Мы сворачиваем с правительственной трассы на заброшенную улочку и через минут пять швартуемся возле родного отдела, огороженного высоким забором с незатейливыми рисунками и надписями, типа «Скажи наркотикам – нет!». Вдоль забора фланирует постовой Егоров, отпугивая любителей рисования автоматическим оружием и матерными выражениями, в которых необыкновенно силён.
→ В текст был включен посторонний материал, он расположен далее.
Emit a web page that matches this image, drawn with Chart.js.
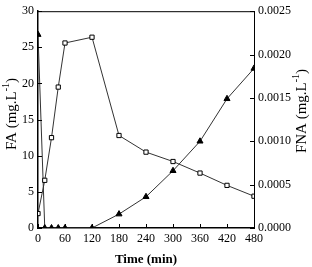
<!DOCTYPE html>
<html>
<head>
<meta charset="utf-8">
<script src="https://cdn.jsdelivr.net/npm/chart.js@4"></script>
<style>
  html, body { margin: 0; padding: 0; background: #fff; }
  #wrap { width: 312px; height: 267px; }
</style>
</head>
<body>
<div id="wrap"><canvas id="myChart" width="312" height="267"></canvas></div>
<script>
// time (min)
const faTimes = [0, 15, 30, 45, 60, 120, 180, 240, 300, 360, 420, 480];
const faValues = [2.0, 6.6, 12.5, 19.5, 25.6, 26.4, 12.8, 10.5, 9.2, 7.6, 5.9, 4.4];
const fnaTimes = [0, 15, 30, 45, 60, 120, 180, 240, 300, 360, 420, 480];
const fnaValues = [0.00223, 0, 0, 0, 0, 0, 0.00016, 0.00036, 0.00066, 0.0010, 0.00149, 0.00184];
const xTicks = [0, 60, 120, 180, 240, 300, 360, 420, 480];

const font = { family: 'Liberation Serif', size: 12 };
const titleFont = { family: 'Liberation Serif', size: 13, weight: 'bold' };

// inward tick marks + top frame line
const frameTicks = {
  id: 'frameTicks',
  afterDraw(chart) {
    const ctx = chart.ctx;
    const a = chart.chartArea;
    ctx.save();
    ctx.strokeStyle = '#000';
    ctx.lineWidth = 1;
    ctx.beginPath();
    ctx.moveTo(a.left, a.top + 0.5);
    ctx.lineTo(a.right, a.top + 0.5);
    chart.scales.x.ticks.forEach(t => {
      const px = Math.round(chart.scales.x.getPixelForValue(t.value)) + 0.5;
      ctx.moveTo(px, a.bottom);
      ctx.lineTo(px, a.bottom - 4);
    });
    chart.scales.y.ticks.forEach(t => {
      const py = Math.round(chart.scales.y.getPixelForValue(t.value)) + 0.5;
      ctx.moveTo(a.left, py);
      ctx.lineTo(a.left + 4, py);
    });
    chart.scales.y1.ticks.forEach(t => {
      const py = Math.round(chart.scales.y1.getPixelForValue(t.value)) + 0.5;
      ctx.moveTo(a.right, py);
      ctx.lineTo(a.right - 4, py);
    });
    ctx.stroke();
    ctx.restore();
  }
};

// vertical axis titles with a real superscript, both reading bottom-to-top
function drawTitle(ctx, name, cx, cy) {
  const big = '15px "Liberation Serif"';
  const small = '10px "Liberation Serif"';
  const parts = [[name + ' (mg.L', big, 0], ['-1', small, -6], [')', big, 0]];
  let w = 0;
  parts.forEach(p => { ctx.font = p[1]; w += ctx.measureText(p[0]).width; });
  ctx.save();
  ctx.translate(cx, cy);
  ctx.rotate(-Math.PI / 2);
  ctx.fillStyle = '#000';
  ctx.textBaseline = 'middle';
  ctx.textAlign = 'left';
  let x = -w / 2;
  parts.forEach(p => {
    ctx.font = p[1];
    ctx.fillText(p[0], x, p[2]);
    x += ctx.measureText(p[0]).width;
  });
  ctx.restore();
}

const axisTitles = {
  id: 'axisTitles',
  afterDraw(chart) {
    drawTitle(chart.ctx, 'FA', 12, 114);
    drawTitle(chart.ctx, 'FNA', 302, 111);
  }
};

const ctx = document.getElementById('myChart');
new Chart(ctx, {
  type: 'line',
  data: {
    datasets: [{
      label: 'FA',
      data: faTimes.map((t, i) => ({ x: t, y: faValues[i] })),
      yAxisID: 'y',
      borderColor: '#333',
      borderWidth: 1,
      pointStyle: 'rect',
      pointRadius: 3,
      pointBackgroundColor: '#fff',
      pointBorderColor: '#000',
      pointBorderWidth: 1
    }, {
      label: 'FNA',
      data: fnaTimes.map((t, i) => ({ x: t, y: fnaValues[i] })),
      yAxisID: 'y1',
      borderColor: '#333',
      borderWidth: 1,
      pointStyle: 'triangle',
      pointRadius: 3.5,
      pointBackgroundColor: '#000',
      pointBorderColor: '#000',
      pointBorderWidth: 1
    }]
  },
  options: {
    responsive: false,
    animation: false,
    layout: { padding: { top: 6, left: 0, right: 0, bottom: 0 } },
    plugins: { legend: { display: false }, tooltip: { enabled: false } },
    scales: {
      x: {
        type: 'linear',
        min: 0,
        max: 480,
        afterBuildTicks: function(scale) {
          scale.ticks = xTicks.map(v => ({ value: v }));
        },
        afterFit: function(scale) { scale.height = 39; },
        grid: { display: false, drawTicks: false },
        border: { display: true, color: '#000', width: 1.5 },
        ticks: { color: '#000', font: font, padding: 4, maxRotation: 0 },
        title: { display: true, text: 'Time (min)', color: '#000', font: titleFont, padding: { top: 0, bottom: 0 } }
      },
      y: {
        position: 'left',
        min: 0,
        max: 30,
        afterFit: function(scale) { scale.width = 38; },
        grid: { display: false, drawTicks: false },
        border: { display: true, color: '#000', width: 1.5 },
        ticks: { stepSize: 5, color: '#000', font: font, padding: 4 }
      },
      y1: {
        position: 'right',
        min: 0,
        max: 0.0025,
        afterFit: function(scale) { scale.width = 58; },
        grid: { display: false, drawTicks: false },
        border: { display: true, color: '#000', width: 1 },
        ticks: {
          stepSize: 0.0005,
          color: '#000',
          font: font,
          padding: 4,
          callback: function(v) { return v.toFixed(4); }
        }
      }
    }
  },
  plugins: [frameTicks, axisTitles]
});
</script>
</body>
</html>
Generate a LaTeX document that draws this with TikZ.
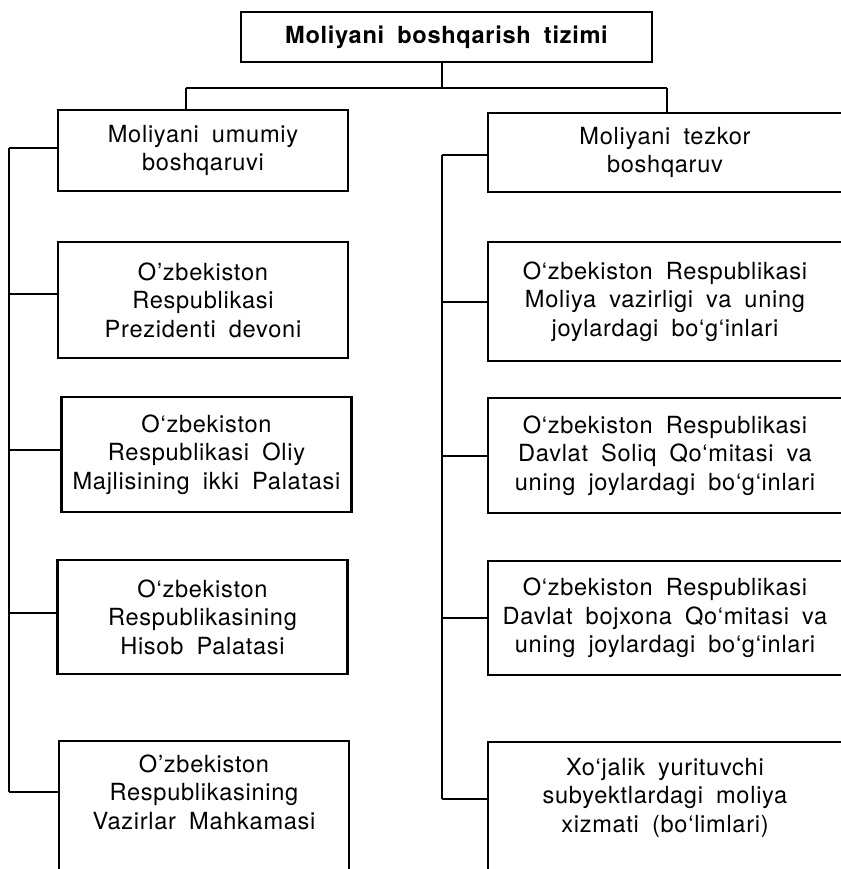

В дверях сталкиваемся с представителем южных народов, сержантом Гасановым, по прозвищу Снегурочка. Он борется с преступностью, занимая должность завхоза. Внешне Гасанов похож на Лучано Паваротти, только талия раза в два пошире да лысина попросторней. Мужик он не злой, хотя и жадный, и мы с ним не конфликтуем. Перед Новым годом Шишкин велел найти двух добровольцев – поздравлять детей сотрудников в образах Деда Мороза и Снегурки. С Дедом проблем не возникло, подписался любитель халявной выпивки Вася Рогов, но Снегурка – это, извините, нонсенс. Потом всю жизнь не отмоешься от голубой краски. Единственная женщина в отделе – секретарша Зинаида, дама пенсионного возраста, на Снегурочку походила, как Жора на буддийского монаха. Поздравление могло сорваться, но выручил Гасанов, не боявшийся насмешек, связанных с размытыми границами сексуальной ориентации. Усы, правда, сбрить отказался. Парочка получилась улетная. Дедушка Мороз, ростом метр шестьдесят, с вечно красным клювом и запашком изо рта, внученька с усами и характерным неистребимым акцентом… А когда после пятого поздравления Вася передвигаться самостоятельно уже не мог, Гасанычу пришлось взять его миссию на себя. «Зыдыравствуйте, что, не жидали, да?» В одном адресе действительно не ждали, ошиблись мужички дверью. Но хозяйку быстро откачали, даже «скорая» не успела приехать…
1
Саблино – женская колония в Санкт-Петербурге.